- _TASK PROMPT_:
Restate, exactly and without pictures, the lines from the start of the listing below through the line holding "text=claro, minimum width=204pt]".

- _DATA_:
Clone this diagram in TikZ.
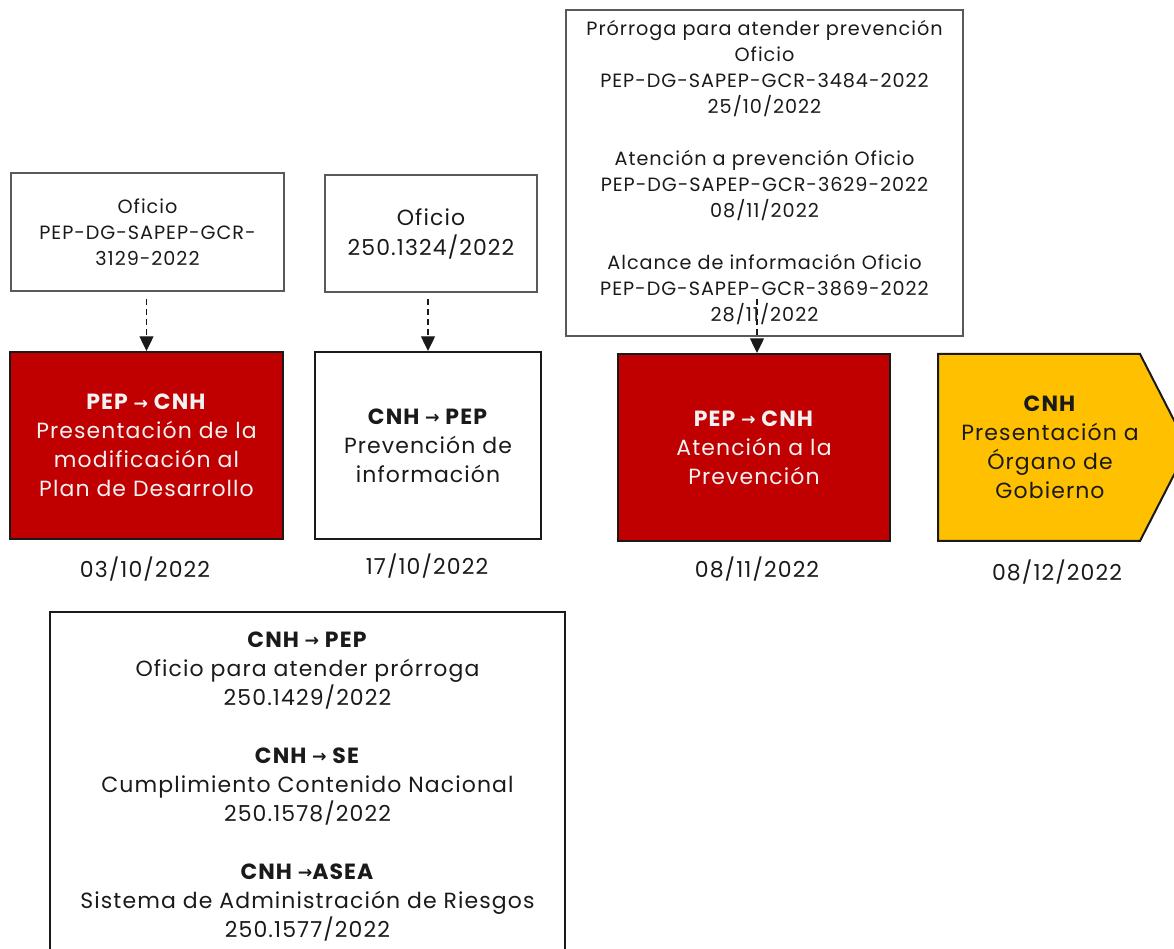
\documentclass[tikz,border=0pt]{standalone}
\usepackage{fontspec}
\setmainfont{Poppins}[LetterSpace=5,Scale=1.03]
\newfontfamily\symfont{DejaVu Sans}
\usetikzlibrary{calc,arrows.meta}
\definecolor{rojo}{HTML}{C00000}
\definecolor{oro}{HTML}{FFC000}
\definecolor{tinta}{HTML}{1A1A1A}
\definecolor{marco}{HTML}{595959}
\definecolor{claro}{HTML}{F2F2F2}
\newcommand{\flecha}{{\symfont\fontsize{13}{13}\selectfont\raisebox{0.5pt}{→}}}
\tikzset{
	etapa/.style={draw=tinta, line width=1.5pt, minimum height=140.25pt, align=center, text=tinta, inner sep=0pt, font=\fontsize{16}{21.75}\selectfont},
	oficio/.style={draw=marco, line width=1.1pt, align=center, text=tinta, inner sep=0pt, font=\fontsize{14}{19.5}\selectfont},
	fecha/.style={text=tinta, font=\fontsize{16}{20}\selectfont},
	punteada/.style={draw=tinta, line width=1pt, dash pattern=on 4.5pt off 3pt, -{Triangle[length=11pt,width=10.5pt]}},
}
\begin{document}
\begin{tikzpicture}[x=0.75pt,y=0.75pt]
	\useasboundingbox (0,0) rectangle (1174,949);
	
	\node[etapa, fill=rojo, text=claro, minimum width=204.75pt] (pres) at (146.5,503.5) {\textbf{PEP \flecha{} CNH}\\Presentación de la\\modificación al\\Plan de Desarrollo};
	\node[etapa, fill=white, minimum width=169.5pt] (prev) at (428,503.5) {\textbf{CNH \flecha{} PEP}\\Prevención de\\información};
	\node[etapa, fill=rojo, text=claro, minimum width=204pt] (aten) at (754,501.5) {\textbf{PEP \flecha{} CNH}\\Atención a la\\Prevención};
	
	%pentagono
	\draw[draw=tinta, line width=1.5pt, fill=oro] (938,595) -- (1140,595) -- (1188,501.5) -- (1140,408) -- (938,408) -- cycle;
	\node[align=center, text=tinta, font=\fontsize{16}{21.75}\selectfont] (org) at (1050,501.5) {\textbf{CNH}\\Presentación a\\Órgano de\\Gobierno};
	
	\node[fecha] (f1) at ($(pres.south)+(-1.5,-29)$) {03/10/2022};
	\node[fecha] (f2) at ($(prev.south)+(-1,-26)$) {17/10/2022};
	\node[fecha] (f3) at ($(aten.south)+(3,-27)$) {08/11/2022};
	\node[fecha] (f4) at ($(org)+(7,-124.5)$) {08/12/2022};
	
	\node[oficio, minimum width=204.75pt, minimum height=88.5pt] (ofA) at (147.5,717) {Oficio\\PEP-DG-SAPEP-GCR-\\3129-2022};
	\node[oficio, font=\fontsize{16}{22.5}\selectfont, minimum width=159pt, minimum height=87.75pt] (ofB) at (431,715.5) {Oficio\\250.1324/2022};
	\node[oficio, minimum width=297.75pt, minimum height=244.5pt] (ofC) at (764.5,776) {Prórroga para atender prevención\\Oficio\\PEP-DG-SAPEP-GCR-3484-2022\\25/10/2022\\[19.5pt]Atención a prevención Oficio\\PEP-DG-SAPEP-GCR-3629-2022\\08/11/2022\\[19.5pt]Alcance de información Oficio\\PEP-DG-SAPEP-GCR-3869-2022\\28/11/2022};
	
	\coordinate (iniA) at ($(pres.north)+(0,52)$);
	\coordinate (iniB) at ($(prev.north)+(0,52)$);
	\coordinate (iniC) at ($(aten.north)+(3,54)$);
	\draw[punteada] (iniA) -- (pres.north);
	\draw[punteada] (iniB) -- (prev.north);
	\draw[punteada] (iniC) -- ($(aten.north)+(3,0)$);
	
	\node[oficio, draw=tinta, line width=1.5pt, font=\fontsize{16}{21.75}\selectfont, minimum width=386.25pt, minimum height=261.75pt, anchor=north] (hist) at (307.5,338) {\textbf{CNH \flecha{} PEP}\\Oficio para atender prórroga\\250.1429/2022\\[21.75pt]\textbf{CNH \flecha{} SE}\\Cumplimiento Contenido Nacional\\250.1578/2022\\[21.75pt]\textbf{CNH \flecha{}ASEA}\\Sistema de Administración de Riesgos\\250.1577/2022};
\end{tikzpicture}
\end{document}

- _SOLUTION TO THE PROBLEM_:
Clone this diagram in TikZ.
\documentclass[tikz,border=0pt]{standalone}
\usepackage{fontspec}
\setmainfont{Poppins}[LetterSpace=5,Scale=1.03]
\newfontfamily\symfont{DejaVu Sans}
\usetikzlibrary{calc,arrows.meta}
\definecolor{rojo}{HTML}{C00000}
\definecolor{oro}{HTML}{FFC000}
\definecolor{tinta}{HTML}{1A1A1A}
\definecolor{marco}{HTML}{595959}
\definecolor{claro}{HTML}{F2F2F2}
\newcommand{\flecha}{{\symfont\fontsize{13}{13}\selectfont\raisebox{0.5pt}{→}}}
\tikzset{
	etapa/.style={draw=tinta, line width=1.5pt, minimum height=140.25pt, align=center, text=tinta, inner sep=0pt, font=\fontsize{16}{21.75}\selectfont},
	oficio/.style={draw=marco, line width=1.1pt, align=center, text=tinta, inner sep=0pt, font=\fontsize{14}{19.5}\selectfont},
	fecha/.style={text=tinta, font=\fontsize{16}{20}\selectfont},
	punteada/.style={draw=tinta, line width=1pt, dash pattern=on 4.5pt off 3pt, -{Triangle[length=11pt,width=10.5pt]}},
}
\begin{document}
\begin{tikzpicture}[x=0.75pt,y=0.75pt]
	\useasboundingbox (0,0) rectangle (1174,949);
	
	\node[etapa, fill=rojo, text=claro, minimum width=204.75pt] (pres) at (146.5,503.5) {\textbf{PEP \flecha{} CNH}\\Presentación de la\\modificación al\\Plan de Desarrollo};
	\node[etapa, fill=white, minimum width=169.5pt] (prev) at (428,503.5) {\textbf{CNH \flecha{} PEP}\\Prevención de\\información};
	\node[etapa, fill=rojo, text=claro, minimum width=204pt] (aten) at (754,501.5) {\textbf{PEP \flecha{} CNH}\\Atención a la\\Prevención};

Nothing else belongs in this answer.